When Emil Kraepelin published his diagnostic texts, he put these patients into his manic-depressive group. This diagnostic category also included patients who suffered from depression or mania only (as opposed to both), and Kraepelin reasoned that these varied emotional states all arose from the same underlying disease. The splitting of manic-depressive disorder into separate unipolar and bipolar factions got its start in 1957, when a German psychiatrist, Karl Leonhard, determined that the manic form of the illness seemed to run more in families than the depressive form did. He called the manic patients “bipolar,” and other researchers then identified additional differences between the unipolar and bipolar forms of manic-depressive illness.
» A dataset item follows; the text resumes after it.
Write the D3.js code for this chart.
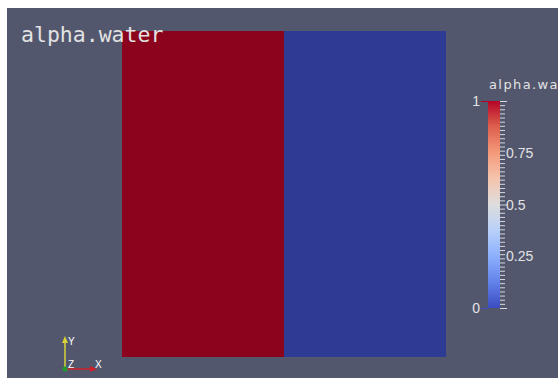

Onset occurred earlier in bipolar patients, often when they were in their twenties, and it also appeared that bipolar patients were at somewhat higher risk of becoming chronically ill.

In his 1969 book,
Manic Depressive Illness
, George Winokur at Washington University in St. Louis treated unipolar depression and bipolar illness as separate entities, and with this distinction having been made, he and others began reviewing the literature on manic-depressive illness to isolate the data on the “bipolar” patients. On average, in the older studies, about one-fourth of the manic-depressive group had suffered from manic episodes and thus were “bipolar.” By all accounts, this was a rare disorder. There were perhaps 12,750 people hospitalized with bipolar illness in 1955, a disability rate of one in every 13,000 people.
2
That year there were only about 2,400 “first admissions” for bipolar illness in the country’s mental hospitals.
3

As Winokur discovered, the long-term outcomes of the manic patients in the pre-drug era had been pretty good. In his 1931 study, Horatio Pollock reported that 50 percent of the patients admitted to New York State mental hospitals for a first attack of mania never suffered a second attack (during an eleven-year follow-up), and only 20 percent experienced three or more episodes.
4
F. I. Wertham, from Johns Hopkins Medical School, in a 1929 study of two thousand manic-depressive patients, determined that 80 percent of the manic group recovered within a year, and that fewer than 1 percent required long-term hospitalization.
5
In Gunnar Lundquist’s study, 75 percent of the 103 manic patients recovered within ten months, and during the following twenty years, half of the patients never had another attack, and only 8 percent developed a chronic course. Eighty-five percent of the group “socially recovered” and resumed their former positions.
6
Finally, Ming Tsuang, at the University of Iowa, studied how eighty-six manic patients admitted to a psychiatric hospital between 1935 and 1944 fared over the next thirty years, and he found that nearly 70 percent had good outcomes, which meant they married, lived in their own homes, and worked. Half were asymptomatic during this lengthy follow-up. All in all, the manic patients had fared as well as the unipolar patients in Tsuang’s study.